> SET PROBLEM
Repeat everything from the first line of the listing below through the line that contains "E = [round(i", exactly. Leave out pictures.

> SUPPLIED INFORMATION
....
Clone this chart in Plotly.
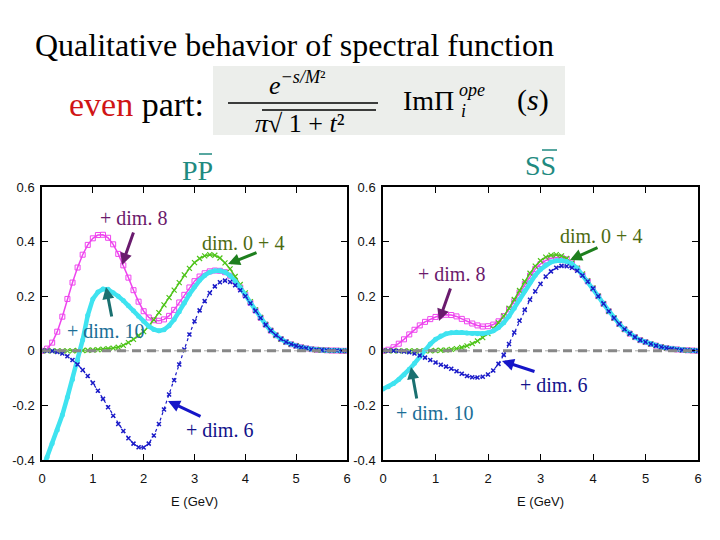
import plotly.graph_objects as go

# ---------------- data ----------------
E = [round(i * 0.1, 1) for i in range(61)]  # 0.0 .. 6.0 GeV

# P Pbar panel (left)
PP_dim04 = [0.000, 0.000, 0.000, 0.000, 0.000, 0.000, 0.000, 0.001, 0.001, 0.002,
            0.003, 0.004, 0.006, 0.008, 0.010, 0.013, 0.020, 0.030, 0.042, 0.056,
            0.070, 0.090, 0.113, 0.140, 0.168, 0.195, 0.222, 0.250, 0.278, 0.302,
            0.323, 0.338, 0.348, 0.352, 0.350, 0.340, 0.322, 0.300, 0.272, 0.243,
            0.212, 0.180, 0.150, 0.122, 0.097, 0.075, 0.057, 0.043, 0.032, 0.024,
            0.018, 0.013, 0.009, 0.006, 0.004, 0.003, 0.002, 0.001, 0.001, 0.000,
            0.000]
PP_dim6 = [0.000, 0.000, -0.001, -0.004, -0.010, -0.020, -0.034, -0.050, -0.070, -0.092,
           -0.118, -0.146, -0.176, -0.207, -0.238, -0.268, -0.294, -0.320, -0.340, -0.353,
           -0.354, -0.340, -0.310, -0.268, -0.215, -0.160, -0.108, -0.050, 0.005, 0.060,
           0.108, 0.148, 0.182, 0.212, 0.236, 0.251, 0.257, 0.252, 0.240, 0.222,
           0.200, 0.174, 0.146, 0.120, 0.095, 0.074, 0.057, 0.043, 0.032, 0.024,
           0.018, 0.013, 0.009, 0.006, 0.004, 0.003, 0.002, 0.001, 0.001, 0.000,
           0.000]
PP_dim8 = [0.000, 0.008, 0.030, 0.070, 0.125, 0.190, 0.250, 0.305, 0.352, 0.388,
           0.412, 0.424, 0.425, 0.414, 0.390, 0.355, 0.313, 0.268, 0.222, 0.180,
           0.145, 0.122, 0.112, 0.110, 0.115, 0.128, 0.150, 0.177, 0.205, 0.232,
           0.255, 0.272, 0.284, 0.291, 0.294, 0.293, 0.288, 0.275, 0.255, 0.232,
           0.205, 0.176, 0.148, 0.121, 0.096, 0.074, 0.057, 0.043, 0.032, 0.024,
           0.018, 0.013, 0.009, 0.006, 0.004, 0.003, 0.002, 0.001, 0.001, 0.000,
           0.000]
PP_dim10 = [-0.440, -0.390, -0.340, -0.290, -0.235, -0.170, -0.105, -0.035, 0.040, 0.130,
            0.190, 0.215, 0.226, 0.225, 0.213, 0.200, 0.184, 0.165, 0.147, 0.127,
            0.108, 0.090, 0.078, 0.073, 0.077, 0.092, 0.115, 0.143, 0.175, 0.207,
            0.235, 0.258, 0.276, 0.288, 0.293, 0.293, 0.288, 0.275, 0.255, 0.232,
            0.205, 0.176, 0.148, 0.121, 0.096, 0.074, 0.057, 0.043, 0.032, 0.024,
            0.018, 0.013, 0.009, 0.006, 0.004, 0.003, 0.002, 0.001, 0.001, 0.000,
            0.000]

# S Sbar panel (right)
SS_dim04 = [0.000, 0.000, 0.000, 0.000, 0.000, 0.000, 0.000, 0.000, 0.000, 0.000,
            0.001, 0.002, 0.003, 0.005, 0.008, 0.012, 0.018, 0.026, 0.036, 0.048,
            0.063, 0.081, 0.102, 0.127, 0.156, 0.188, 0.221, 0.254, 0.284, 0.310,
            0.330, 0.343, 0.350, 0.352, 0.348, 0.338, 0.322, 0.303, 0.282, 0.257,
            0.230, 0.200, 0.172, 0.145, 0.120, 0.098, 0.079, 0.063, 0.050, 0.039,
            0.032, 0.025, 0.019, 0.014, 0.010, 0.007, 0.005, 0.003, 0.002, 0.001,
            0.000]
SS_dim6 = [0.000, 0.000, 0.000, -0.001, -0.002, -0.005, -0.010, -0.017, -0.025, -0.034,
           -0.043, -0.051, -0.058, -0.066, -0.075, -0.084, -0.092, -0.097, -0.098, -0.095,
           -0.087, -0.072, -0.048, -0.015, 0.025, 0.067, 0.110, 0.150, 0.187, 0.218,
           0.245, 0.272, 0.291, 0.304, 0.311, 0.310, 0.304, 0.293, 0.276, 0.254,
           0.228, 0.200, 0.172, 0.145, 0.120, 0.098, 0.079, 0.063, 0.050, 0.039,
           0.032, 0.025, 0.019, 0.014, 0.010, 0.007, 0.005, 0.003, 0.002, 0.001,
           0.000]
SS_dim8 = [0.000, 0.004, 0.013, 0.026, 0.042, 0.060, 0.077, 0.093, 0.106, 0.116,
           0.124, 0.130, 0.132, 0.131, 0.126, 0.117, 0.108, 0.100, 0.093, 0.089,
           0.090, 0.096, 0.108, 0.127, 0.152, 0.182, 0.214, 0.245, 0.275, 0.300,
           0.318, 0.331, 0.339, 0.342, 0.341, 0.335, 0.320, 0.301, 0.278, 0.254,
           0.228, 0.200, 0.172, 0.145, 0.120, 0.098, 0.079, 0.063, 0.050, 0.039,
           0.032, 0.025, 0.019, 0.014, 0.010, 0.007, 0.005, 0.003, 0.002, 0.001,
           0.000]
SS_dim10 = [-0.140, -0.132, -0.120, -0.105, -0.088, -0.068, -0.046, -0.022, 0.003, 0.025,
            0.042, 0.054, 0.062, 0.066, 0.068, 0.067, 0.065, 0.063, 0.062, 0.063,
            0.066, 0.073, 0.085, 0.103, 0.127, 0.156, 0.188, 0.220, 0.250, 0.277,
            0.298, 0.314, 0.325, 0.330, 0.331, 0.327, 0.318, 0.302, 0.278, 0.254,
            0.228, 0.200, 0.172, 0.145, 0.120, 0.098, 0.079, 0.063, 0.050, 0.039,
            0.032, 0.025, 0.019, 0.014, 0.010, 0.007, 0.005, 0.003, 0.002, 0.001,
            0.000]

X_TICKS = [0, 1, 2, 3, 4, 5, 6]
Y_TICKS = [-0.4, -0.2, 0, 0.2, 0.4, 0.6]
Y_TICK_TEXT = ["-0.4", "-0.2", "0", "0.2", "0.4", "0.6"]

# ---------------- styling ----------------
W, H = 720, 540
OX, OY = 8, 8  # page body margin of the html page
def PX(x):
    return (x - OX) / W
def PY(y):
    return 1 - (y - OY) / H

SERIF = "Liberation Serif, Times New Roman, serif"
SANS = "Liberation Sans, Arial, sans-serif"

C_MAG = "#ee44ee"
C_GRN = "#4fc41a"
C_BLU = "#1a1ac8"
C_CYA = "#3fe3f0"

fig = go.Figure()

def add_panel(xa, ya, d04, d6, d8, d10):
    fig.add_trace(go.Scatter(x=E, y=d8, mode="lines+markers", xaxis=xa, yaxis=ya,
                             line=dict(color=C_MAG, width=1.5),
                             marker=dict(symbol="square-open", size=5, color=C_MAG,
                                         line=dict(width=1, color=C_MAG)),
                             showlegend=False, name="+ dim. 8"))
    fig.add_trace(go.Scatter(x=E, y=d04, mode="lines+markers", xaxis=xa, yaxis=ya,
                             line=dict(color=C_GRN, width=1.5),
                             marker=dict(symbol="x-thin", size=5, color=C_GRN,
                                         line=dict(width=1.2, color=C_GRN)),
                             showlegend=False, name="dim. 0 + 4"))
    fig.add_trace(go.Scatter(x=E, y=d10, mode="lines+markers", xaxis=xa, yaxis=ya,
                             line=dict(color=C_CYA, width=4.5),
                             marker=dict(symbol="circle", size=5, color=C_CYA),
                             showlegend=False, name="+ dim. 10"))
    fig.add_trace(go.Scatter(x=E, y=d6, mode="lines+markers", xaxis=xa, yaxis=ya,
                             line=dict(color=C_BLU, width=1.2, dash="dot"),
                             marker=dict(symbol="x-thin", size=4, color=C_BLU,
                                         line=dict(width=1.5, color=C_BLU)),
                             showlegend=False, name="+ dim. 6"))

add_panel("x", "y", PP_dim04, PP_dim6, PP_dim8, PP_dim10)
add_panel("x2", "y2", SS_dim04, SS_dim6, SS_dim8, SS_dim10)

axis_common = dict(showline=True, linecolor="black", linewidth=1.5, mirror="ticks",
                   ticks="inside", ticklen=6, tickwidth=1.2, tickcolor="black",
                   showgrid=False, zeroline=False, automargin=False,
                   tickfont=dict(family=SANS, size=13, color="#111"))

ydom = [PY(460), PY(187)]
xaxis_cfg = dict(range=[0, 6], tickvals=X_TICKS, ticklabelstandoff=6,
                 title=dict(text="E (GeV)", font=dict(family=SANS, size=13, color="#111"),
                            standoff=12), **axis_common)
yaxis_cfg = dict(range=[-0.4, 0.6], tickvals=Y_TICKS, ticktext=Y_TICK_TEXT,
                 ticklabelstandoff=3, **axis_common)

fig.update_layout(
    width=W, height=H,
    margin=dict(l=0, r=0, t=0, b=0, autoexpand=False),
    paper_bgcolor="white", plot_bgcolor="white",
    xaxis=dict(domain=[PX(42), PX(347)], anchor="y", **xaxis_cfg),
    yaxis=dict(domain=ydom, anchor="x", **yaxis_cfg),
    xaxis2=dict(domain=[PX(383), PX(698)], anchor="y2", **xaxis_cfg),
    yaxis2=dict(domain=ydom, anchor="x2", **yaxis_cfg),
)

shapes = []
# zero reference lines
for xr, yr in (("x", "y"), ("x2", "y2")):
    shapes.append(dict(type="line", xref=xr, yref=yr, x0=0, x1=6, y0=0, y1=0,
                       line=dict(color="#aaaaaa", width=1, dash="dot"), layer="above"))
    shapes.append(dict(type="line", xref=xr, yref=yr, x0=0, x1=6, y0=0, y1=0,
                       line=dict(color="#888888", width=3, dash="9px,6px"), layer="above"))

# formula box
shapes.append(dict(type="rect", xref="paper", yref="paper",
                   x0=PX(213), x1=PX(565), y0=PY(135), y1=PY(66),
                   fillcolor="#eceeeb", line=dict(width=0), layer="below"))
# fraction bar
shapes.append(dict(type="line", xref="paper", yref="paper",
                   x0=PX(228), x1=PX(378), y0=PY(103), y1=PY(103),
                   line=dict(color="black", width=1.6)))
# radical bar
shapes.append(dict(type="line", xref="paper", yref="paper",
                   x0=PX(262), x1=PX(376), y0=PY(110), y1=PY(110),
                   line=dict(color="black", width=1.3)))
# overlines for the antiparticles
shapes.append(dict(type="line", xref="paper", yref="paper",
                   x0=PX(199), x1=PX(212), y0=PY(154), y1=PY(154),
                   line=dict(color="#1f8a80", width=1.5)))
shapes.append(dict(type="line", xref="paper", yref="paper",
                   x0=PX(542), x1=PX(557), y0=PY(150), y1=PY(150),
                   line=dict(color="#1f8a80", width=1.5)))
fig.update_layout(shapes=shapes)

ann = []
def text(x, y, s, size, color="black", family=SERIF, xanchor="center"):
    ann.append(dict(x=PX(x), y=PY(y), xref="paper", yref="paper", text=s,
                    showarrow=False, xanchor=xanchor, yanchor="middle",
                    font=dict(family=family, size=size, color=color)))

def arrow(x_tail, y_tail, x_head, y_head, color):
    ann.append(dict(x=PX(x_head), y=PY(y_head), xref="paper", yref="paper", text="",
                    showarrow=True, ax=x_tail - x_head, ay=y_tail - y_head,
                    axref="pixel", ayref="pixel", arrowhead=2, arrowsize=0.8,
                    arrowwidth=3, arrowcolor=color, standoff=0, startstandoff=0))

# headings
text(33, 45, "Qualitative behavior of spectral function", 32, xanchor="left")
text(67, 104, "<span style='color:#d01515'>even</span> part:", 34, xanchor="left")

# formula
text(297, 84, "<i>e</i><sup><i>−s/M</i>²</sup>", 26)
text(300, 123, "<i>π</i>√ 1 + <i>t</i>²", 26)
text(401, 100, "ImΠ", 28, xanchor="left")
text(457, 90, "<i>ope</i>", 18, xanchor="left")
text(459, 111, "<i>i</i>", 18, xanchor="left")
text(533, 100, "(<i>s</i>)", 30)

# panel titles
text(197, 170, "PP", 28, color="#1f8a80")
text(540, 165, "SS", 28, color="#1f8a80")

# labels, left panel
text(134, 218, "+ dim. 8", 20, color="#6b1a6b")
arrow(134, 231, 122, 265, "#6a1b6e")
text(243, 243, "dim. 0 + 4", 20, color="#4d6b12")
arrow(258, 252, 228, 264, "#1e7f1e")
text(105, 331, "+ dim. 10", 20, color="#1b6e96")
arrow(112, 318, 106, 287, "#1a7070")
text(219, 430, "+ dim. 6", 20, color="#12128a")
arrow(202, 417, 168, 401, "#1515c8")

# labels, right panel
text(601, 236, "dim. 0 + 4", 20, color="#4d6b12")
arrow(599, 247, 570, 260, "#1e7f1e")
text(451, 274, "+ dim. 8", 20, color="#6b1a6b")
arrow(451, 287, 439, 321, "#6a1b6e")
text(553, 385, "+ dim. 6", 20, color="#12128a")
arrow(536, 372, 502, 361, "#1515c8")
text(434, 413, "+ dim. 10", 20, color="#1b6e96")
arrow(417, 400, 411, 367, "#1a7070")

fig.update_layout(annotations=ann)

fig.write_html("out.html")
....
> COMPLETE RESPONSE
Clone this chart in Plotly.
import plotly.graph_objects as go

# ---------------- data ----------------
E = [round(i * 0.1, 1) for i in range(61)]  # 0.0 .. 6.0 GeV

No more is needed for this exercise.